(DESCRIPTION OF THE TASK): Pick out the lines in the listing below that contain the word "this" and copy them.

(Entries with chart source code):
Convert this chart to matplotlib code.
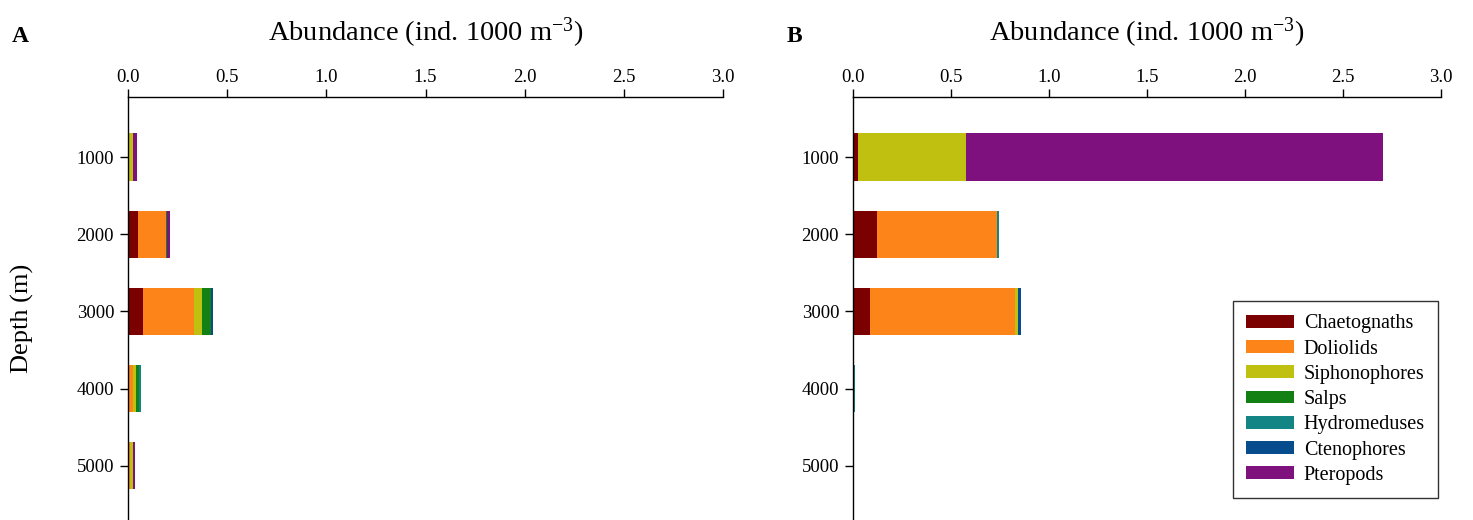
import numpy as np
import matplotlib.pyplot as plt

plt.rcParams['font.family'] = ['Liberation Serif', 'DejaVu Serif']
plt.rcParams['mathtext.fontset'] = 'custom'
plt.rcParams['mathtext.rm'] = 'Liberation Serif'
plt.rcParams['mathtext.it'] = 'Liberation Serif:italic'

depths = [1000, 2000, 3000, 4000, 5000]
groups = ['Chaetognaths', 'Doliolids', 'Siphonophores', 'Salps',
          'Hydromeduses', 'Ctenophores', 'Pteropods']
colors = ['#7b0000', '#fd8419', '#c0c010', '#138013',
          '#138585', '#074c8c', '#7e117e']

# abundance per group (rows) and depth (columns), panel A
abund_a = [
    [0.002, 0.052, 0.077, 0.005, 0.002],   # Chaetognaths
    [0.003, 0.140, 0.256, 0.018, 0.008],   # Doliolids
    [0.020, 0.000, 0.040, 0.017, 0.013],   # Siphonophores
    [0.000, 0.007, 0.045, 0.015, 0.000],   # Salps
    [0.002, 0.000, 0.000, 0.010, 0.000],   # Hydromeduses
    [0.000, 0.000, 0.010, 0.000, 0.000],   # Ctenophores
    [0.020, 0.012, 0.000, 0.000, 0.013],   # Pteropods
]
# panel B
abund_b = [
    [0.027, 0.124, 0.088, 0.002, 0.0],
    [0.000, 0.610, 0.741, 0.005, 0.0],
    [0.551, 0.000, 0.015, 0.000, 0.0],
    [0.000, 0.000, 0.000, 0.000, 0.0],
    [0.000, 0.009, 0.000, 0.005, 0.0],
    [0.000, 0.000, 0.014, 0.000, 0.0],
    [2.128, 0.000, 0.000, 0.000, 0.0],
]

W, H = 1473, 520
fig = plt.figure(figsize=(W / 100, H / 100), dpi=100)

ax_a = fig.add_axes([128 / W, 0, (723 - 128) / W, 1 - 97 / H])
ax_b = fig.add_axes([853 / W, 0, (1441 - 853) / W, 1 - 97 / H])

def draw(ax, data):
    left = np.zeros(len(depths))
    for vals, name, c in zip(data, groups, colors):
        vals = np.array(vals)
        ax.barh(depths, vals, left=left, height=610, color=c, label=name,
                linewidth=0)
        left += vals
    ax.set_xlim(0, 3.0)
    ax.set_ylim(5700, 223)
    ax.set_xticks(np.arange(0, 3.01, 0.5))
    ax.set_xticklabels([f'{v:.1f}' for v in np.arange(0, 3.01, 0.5)])
    ax.set_yticks(depths)
    ax.xaxis.tick_top()
    ax.xaxis.set_label_position('top')
    ax.set_xlabel('Abundance (ind. 1000 m$^{-3}$)', fontsize=20.5, labelpad=20)
    ax.tick_params(axis='both', direction='out', length=6, width=1,
                   labelsize=13.5, pad=4)
    ax.tick_params(axis='x', pad=2)
    ax.spines['right'].set_visible(False)
    ax.spines['bottom'].set_visible(False)
    for s in ('top', 'left'):
        ax.spines[s].set_linewidth(1)

draw(ax_a, abund_a)
draw(ax_b, abund_b)

fig.text(22 / W, 1 - 318 / H, 'Depth (m)', fontsize=19, rotation=90,
         ha='center', va='center')

fig.text(12 / W, 1 - 36 / H, 'A', fontsize=17, fontweight='bold', va='center')
fig.text(787 / W, 1 - 36 / H, 'B', fontsize=17, fontweight='bold', va='center')

leg = ax_b.legend(loc='lower right', bbox_to_anchor=(1438 / W, 22 / H),
                  bbox_transform=fig.transFigure, fontsize=14.5,
                  frameon=True, fancybox=False, edgecolor='black',
                  handlelength=2.35, handleheight=0.6, labelspacing=0.31,
                  borderpad=0.65, handletextpad=0.5, borderaxespad=0)
leg.get_frame().set_linewidth(1)

fig.savefig('out.png', dpi=100)
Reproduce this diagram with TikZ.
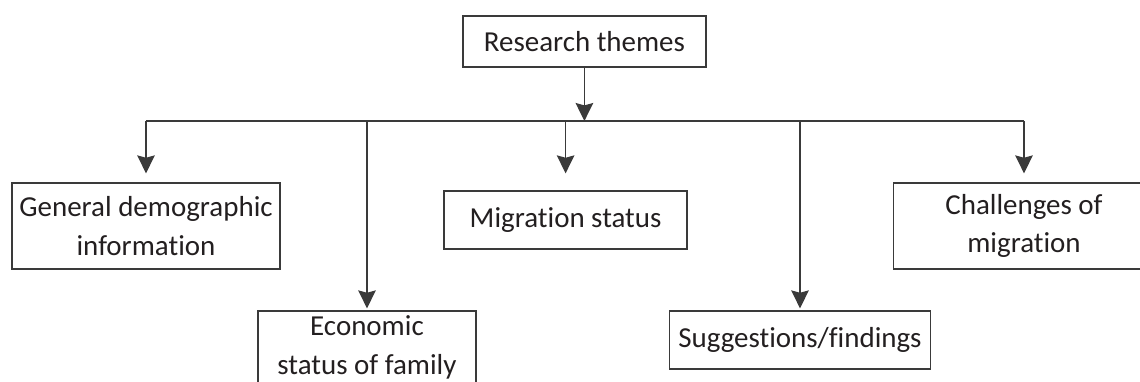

(TASK SOLUTION):
Convert this chart to matplotlib code.
Reproduce this diagram with TikZ.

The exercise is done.